Similar to add_path(), this will execute the given path at the current position, but in each event it will execute it once for each object in the given StoreArray arrayName. It will create a StoreObject named loop_object_name of same type as array which will point to each element in turn for each execution.

This has the effect of calling the event() methods of modules in path for each entry in arrayName.

The main use case is to use it after using the RestOfEventBuilder on a ParticeList, where you can use this feature to perform actions on only a part of the event for a given list of candidates:

>>> path.for_each('RestOfEvent', 'RestOfEvents', roe_path)

You can read this as

“for each RestOfEvent in the array of “RestOfEvents”, execute roe_path

For example, if ‘RestOfEvents’ contains two elements then roe_path will be executed twice and during the execution a StoreObjectPtr ‘RestOfEvent’ will be available, which will point to the first element in the first execution, and the second element in the second execution.

See also

A working example of this for_each RestOfEvent is to build a veto against photons from \(\pi^0\to\gamma\gamma\). It is described in How to Veto.

Note

This feature is used by both the Flavor Tagger and Full event interpretation algorithms.

Changes to existing arrays / objects will be available to all modules after the for_each(), including those made to the loop object itself (it will simply modify the i’th item in the array looped over.)

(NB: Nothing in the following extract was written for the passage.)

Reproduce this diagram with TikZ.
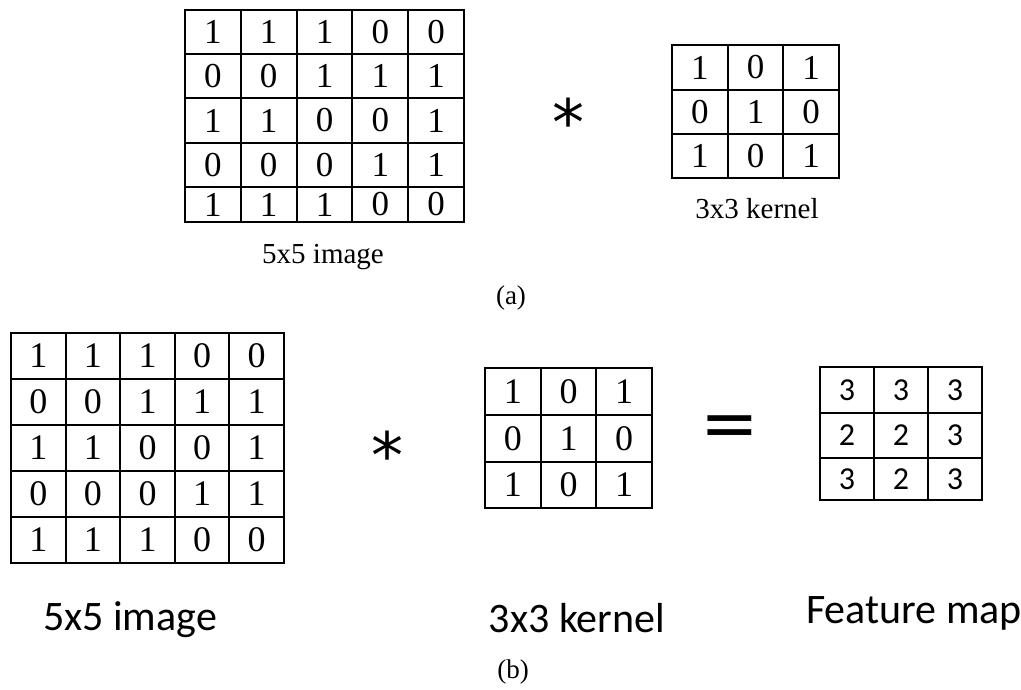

StoreArrays / StoreObjects (of event durability) created inside the loop will be removed at the end of each iteration. So if you create a new particle list inside a for_each() path execution the particle list will not exist for the next iteration or after the for_each() is complete.

Parameters:
  • loop_object_name (str) – The name of the object in the datastore during each execution

  • array_name (str) – The name of the StoreArray to loop over where the i-th element will be available as loop_object_name during the i-th execution of path

  • path (basf2.Path) – The path to execute for each element in array_name

modules()#

Returns an ordered list of all modules in this path.